Oh, and twenty pages of people standing around talking about the events of the Avengers: Disassembled story-line doesn't really strike me as the most dynamic way to kick off your company's big summer cross-over. Also, the progression of Scarlet Witch from subject to object has been very interesting to watch. She's gone from being a character with a distinctive personality and long history in the franchise to being the Macguffin of Magneto's latest plot to take over the world.
In the "In other news, water is wet and the sky is blue" department:
Comic books, and the films based on them, can appear to be creepy and misogynistic to non-comic book fans.
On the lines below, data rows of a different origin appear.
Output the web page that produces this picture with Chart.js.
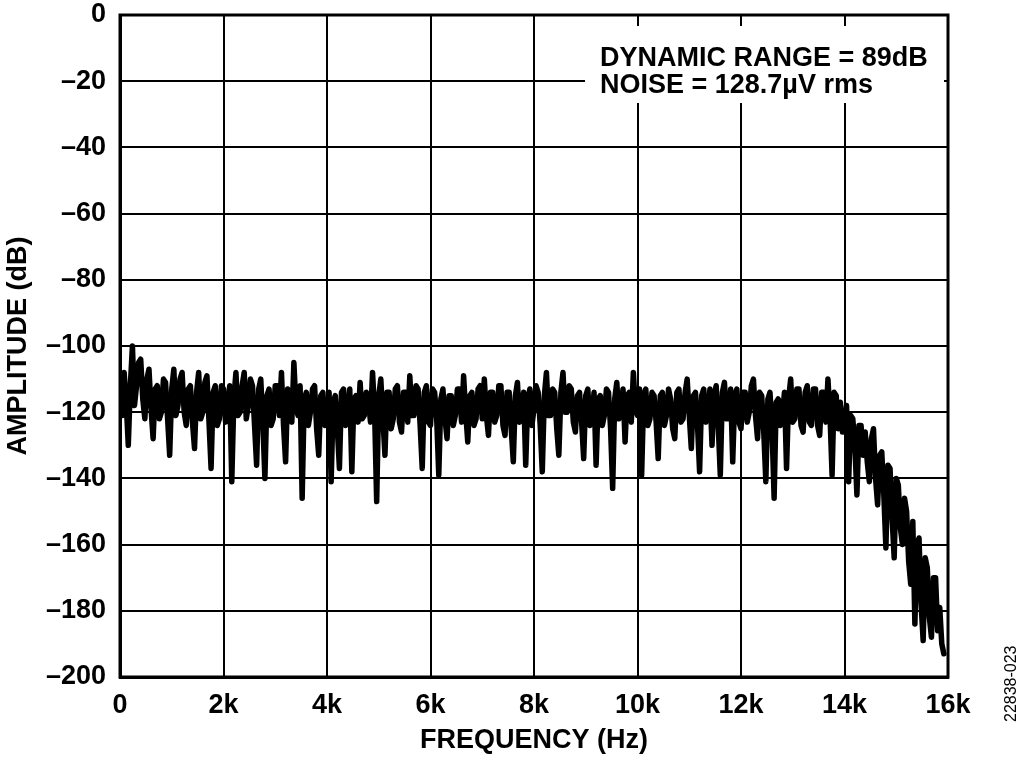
<!DOCTYPE html>
<html>
<head>
<meta charset="utf-8">
<script src="https://cdn.jsdelivr.net/npm/chart.js@4.4.1/dist/chart.umd.min.js"></script>
<style>
  html, body { margin: 0; padding: 0; background: #fff; }
  #wrap { position: relative; width: 1024px; height: 761px; }
  canvas { display: block; }
  #code { position: absolute; left: 1002px; top: 722px; transform-origin: 0 0; transform: rotate(-90deg);
          font-family: "Liberation Sans", Arial, sans-serif; font-size: 16px; color: #000; white-space: nowrap; }
</style>
</head>
<body>
<div id="wrap">
<canvas id="c" width="1024" height="761"></canvas>
<div id="code">22838-023</div>
</div>
<script>
// FFT bin spacing of the trace (Hz)
const BIN_HZ = 40;

// Amplitude (dB), one value per bin starting at 0 Hz
const amplitudeDb = [
  -110, -121, -108, -117, -130, -112, -100, -118, -112, -105, -104, -116, -122, -110, -107, -119, -128, -113, -112, -122,
  -120, -110, -111, -122, -133, -113, -107, -121, -118, -110, -108, -120, -124, -113, -112, -123, -131, -114, -108, -122,
  -120, -111, -109, -123, -137, -114, -112, -124, -122, -112, -113, -123, -119, -112, -141, -116, -108, -121, -120, -112,
  -108, -122, -118, -110, -112, -124, -136, -113, -110, -123, -140, -115, -113, -124, -122, -112, -112, -121, -108, -124,
  -135, -113, -114, -123, -105, -118, -121, -112, -146, -116, -114, -124, -120, -113, -112, -125, -133, -115, -114, -124,
  -122, -114, -141, -117, -115, -125, -137, -114, -113, -124, -121, -113, -138, -116, -115, -123, -111, -122, -121, -114,
  -116, -123, -108, -120, -147, -115, -110, -122, -133, -114, -114, -125, -122, -113, -112, -123, -126, -114, -114, -123,
  -109, -121, -121, -112, -113, -124, -137, -114, -112, -123, -124, -113, -114, -122, -139, -116, -113, -122, -128, -115,
  -115, -124, -121, -113, -113, -123, -109, -120, -129, -115, -114, -124, -122, -113, -112, -122, -110, -121, -127, -114,
  -114, -123, -121, -112, -112, -124, -127, -114, -114, -125, -135, -115, -111, -123, -120, -114, -136, -116, -113, -124,
  -119, -112, -114, -124, -138, -115, -108, -121, -121, -113, -114, -125, -133, -114, -108, -120, -120, -112, -113, -123,
  -126, -115, -114, -123, -134, -115, -113, -124, -122, -114, -136, -116, -115, -124, -121, -113, -114, -125, -143, -116,
  -111, -122, -120, -113, -129, -115, -114, -123, -108, -119, -121, -113, -139, -115, -113, -124, -122, -114, -115, -123,
  -134, -115, -114, -124, -121, -113, -116, -125, -128, -114, -113, -123, -122, -114, -110, -121, -131, -115, -114, -124,
  -138, -115, -113, -123, -121, -113, -130, -115, -112, -124, -139, -114, -111, -122, -122, -113, -135, -115, -113, -123,
  -125, -114, -114, -123, -120, -112, -110, -121, -128, -114, -115, -126, -141, -116, -114, -125, -146, -117, -116, -124,
  -121, -114, -137, -116, -110, -123, -122, -113, -113, -124, -126, -114, -112, -123, -124, -113, -113, -124, -127, -114,
  -114, -123, -110, -121, -139, -114, -115, -125, -117, -126, -124, -118, -141, -121, -122, -130, -145, -124, -124, -133,
  -126, -135, -141, -128, -125, -140, -148, -133, -132, -145, -161, -136, -137, -152, -164, -140, -142, -155, -160, -146,
  -150, -165, -172, -153, -184, -160, -158, -178, -189, -164, -167, -182, -188, -170, -170, -186, -179, -190, -193
];

const xTickValues = [0, 2000, 4000, 6000, 8000, 10000, 12000, 14000, 16000];
const xTickLabels = ['0', '2k', '4k', '6k', '8k', '10k', '12k', '14k', '16k'];
const yTickValues = [0, -20, -40, -60, -80, -100, -120, -140, -160, -180, -200];
const yTickLabels = ['0', '–20', '–40', '–60', '–80', '–100', '–120', '–140', '–160', '–180', '–200'];

const noteLines = ['DYNAMIC RANGE = 89dB', 'NOISE = 128.7µV rms'];

const points = amplitudeDb.map((v, i) => ({ x: i * BIN_HZ, y: v }));

const FONT = '"Liberation Sans", Arial, Helvetica, sans-serif';

const framePlugin = {
  id: 'frame',
  afterDatasetsDraw(chart) {
    const { ctx, chartArea: a } = chart;
    ctx.save();
    // white box behind the annotation, hiding grid lines
    ctx.fillStyle = '#fff';
    ctx.fillRect(a.left + 465, a.top + 11, a.right - a.left - 469, 77);
    ctx.fillStyle = '#000';
    ctx.font = 'bold 27px ' + FONT;
    ctx.textAlign = 'left';
    ctx.textBaseline = 'alphabetic';
    ctx.fillText(noteLines[0], a.left + 480, a.top + 51);
    ctx.fillText(noteLines[1], a.left + 480, a.top + 78);
    // plot frame
    ctx.strokeStyle = '#000';
    ctx.lineWidth = 3;
    ctx.strokeRect(a.left, a.top, a.right - a.left, a.bottom - a.top);
    ctx.restore();
  }
};

new Chart(document.getElementById('c'), {
  type: 'line',
  data: {
    datasets: [{
      data: points,
      borderColor: '#000',
      borderWidth: 5.5,
      pointRadius: 0,
      tension: 0,
      borderJoinStyle: 'round',
      borderCapStyle: 'round',
      fill: false
    }]
  },
  options: {
    responsive: false,
    animation: false,
    devicePixelRatio: 1,
    layout: { padding: { left: 0, right: 76, top: 15, bottom: 0 } },
    plugins: { legend: { display: false }, tooltip: { enabled: false } },
    scales: {
      x: {
        type: 'linear',
        min: 0, max: 16000,
        afterBuildTicks: s => { s.ticks = xTickValues.map(v => ({ value: v })); },
        afterFit: s => { s.height = 84; s.paddingLeft = 0; s.paddingRight = 0; },
        ticks: {
          callback: (v) => xTickLabels[xTickValues.indexOf(v)],
          color: '#000',
          font: { family: FONT, size: 27, weight: 'bold' },
          padding: 12,
          maxRotation: 0,
          autoSkip: false
        },
        grid: { color: '#000', lineWidth: 2, drawTicks: false },
        border: { display: true, color: '#000', width: 3 },
        title: {
          display: true,
          text: 'FREQUENCY (Hz)',
          color: '#000',
          font: { family: FONT, size: 27, weight: 'bold' },
          padding: { top: 0, bottom: 4 }
        }
      },
      y: {
        type: 'linear',
        min: -200, max: 0,
        afterBuildTicks: s => { s.ticks = yTickValues.map(v => ({ value: v })); },
        afterFit: s => { s.width = 120; s.paddingTop = 0; s.paddingBottom = 0; },
        ticks: {
          callback: (v) => yTickLabels[yTickValues.indexOf(v)],
          color: '#000',
          font: { family: FONT, size: 27, weight: 'bold' },
          padding: 14,
          autoSkip: false
        },
        grid: { color: '#000', lineWidth: 2, drawTicks: false },
        border: { display: true, color: '#000', width: 3 },
        title: {
          display: true,
          text: 'AMPLITUDE (dB)',
          color: '#000',
          font: { family: FONT, size: 27, weight: 'bold' },
          padding: { top: 2, bottom: 0 }
        }
      }
    }
  },
  plugins: [framePlugin]
});
</script>
</body>
</html>
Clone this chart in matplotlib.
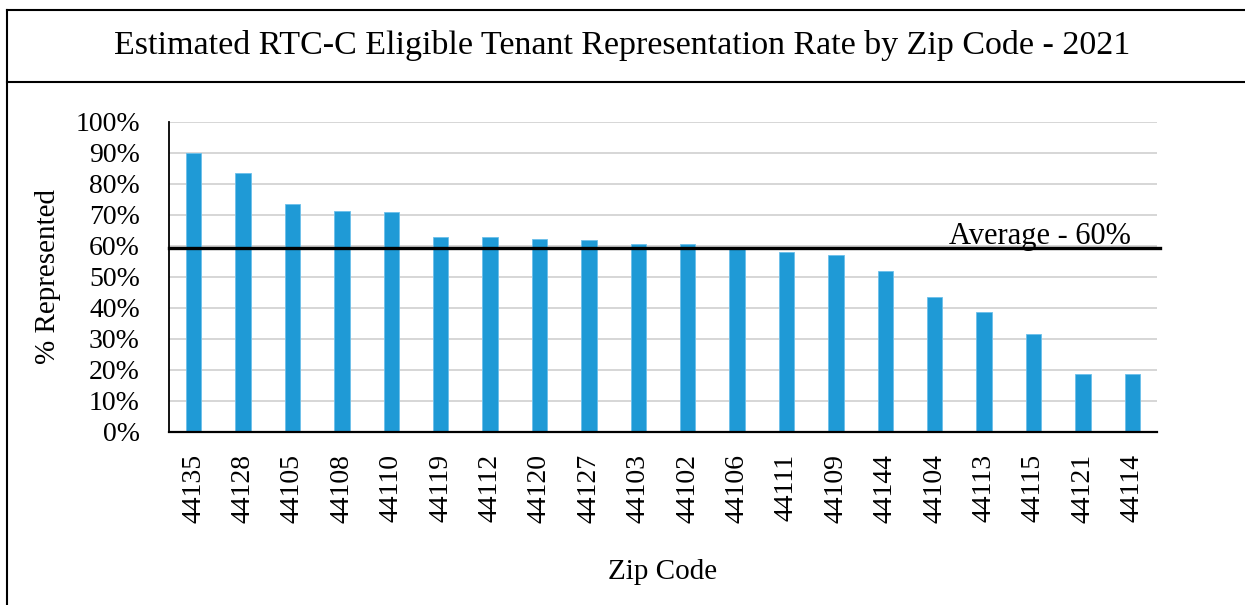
import matplotlib.pyplot as plt
from matplotlib.lines import Line2D
from matplotlib.ticker import PercentFormatter

# values
zip_codes = ["44135", "44128", "44105", "44108", "44110", "44119", "44112",
             "44120", "44127", "44103", "44102", "44106", "44111", "44109",
             "44144", "44104", "44113", "44115", "44121", "44114"]
pct_represented = [89.8, 83.4, 73.5, 71.3, 70.9, 62.8, 62.8, 62.1, 61.9, 60.5,
                   60.4, 59.0, 58.1, 56.9, 51.9, 43.5, 38.5, 31.6, 18.7, 18.7]
average_pct = 59.2
title = "Estimated RTC-C Eligible Tenant Representation Rate by Zip Code - 2021"

plt.rcParams['font.family'] = ['Liberation Serif', 'DejaVu Serif']

fig = plt.figure(figsize=(12.45, 6.05), dpi=100)
ax = fig.add_axes([0.1357, 0.2864, 0.7936, 0.5124])

x = range(len(zip_codes))
ax.bar(x, pct_represented, width=0.31, color="#1f9ad6", edgecolor="#6cc0ea",
       linewidth=0.6, zorder=2)
ax.axhline(average_pct, color="black", linewidth=2.4, zorder=3,
           xmin=0, xmax=1.003, clip_on=False)
ax.text(18.98, 60.6, "Average - 60%", ha="right", va="baseline", fontsize=22,
        zorder=4)

ax.set_xlim(-0.5, len(zip_codes) - 0.5)
ax.set_ylim(0, 100)
ax.set_yticks(range(0, 101, 10))
ax.yaxis.set_major_formatter(PercentFormatter(decimals=0))
ax.set_xticks(list(x))
ax.set_xticklabels(zip_codes, rotation=90)
ax.tick_params(axis="both", length=0, labelsize=20)
ax.tick_params(axis="y", pad=21)
ax.tick_params(axis="x", pad=16)
ax.grid(axis="y", color="#d6d6d6", linewidth=1.4, zorder=0)
ax.set_axisbelow(True)

for s in ["top", "right"]:
    ax.spines[s].set_visible(False)
ax.spines["left"].set_linewidth(1.3)
ax.spines["bottom"].set_linewidth(1.6)

ax.set_ylabel("% Represented", fontsize=21, labelpad=10)
ax.set_xlabel("Zip Code", fontsize=21, labelpad=26)

fig.text(0.5, 0.925, title, ha="center", va="center", fontsize=24.5)

# outer frame and title box
for xs, ys in [([0.0056, 1.0], [0.9835, 0.9835]),
               ([0.0056, 0.0056], [0.0, 0.9835]),
               ([0.0056, 1.0], [0.865, 0.865])]:
    fig.add_artist(Line2D(xs, ys, color="black", linewidth=1.5,
                          transform=fig.transFigure))

fig.savefig("out.png", dpi=100)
I'm not really going to dwell on this one, partly because the piece is so poorly researched and bears an obvious pre-existing agenda that it really isn't worth paying much attention to. I'm actually more amused by the attempts to respond to it that others have written. I'm getting much entertainment out of them. Mostly they've been of the "Comics are NOT sexist trash! Why, I can think of, oh, at least two or three women who do comics," as if the mere existence of female comic creators negates any accusations of sexism in the comics industry, or of misogyny in Sin City in particular. (And I would go so far as to say that on a certain level the misogyny in Sin City is partly satirical. No one ever seems to get Frank Miller's jokes...) The only worth-while response to the piece I've seen has been Heidi MacDonald's article, which also has a focus on the responses and makes some very good points about comics fans not taking kindly to criticism from "outsiders," even when they're making the very same points that comic fans themselves make.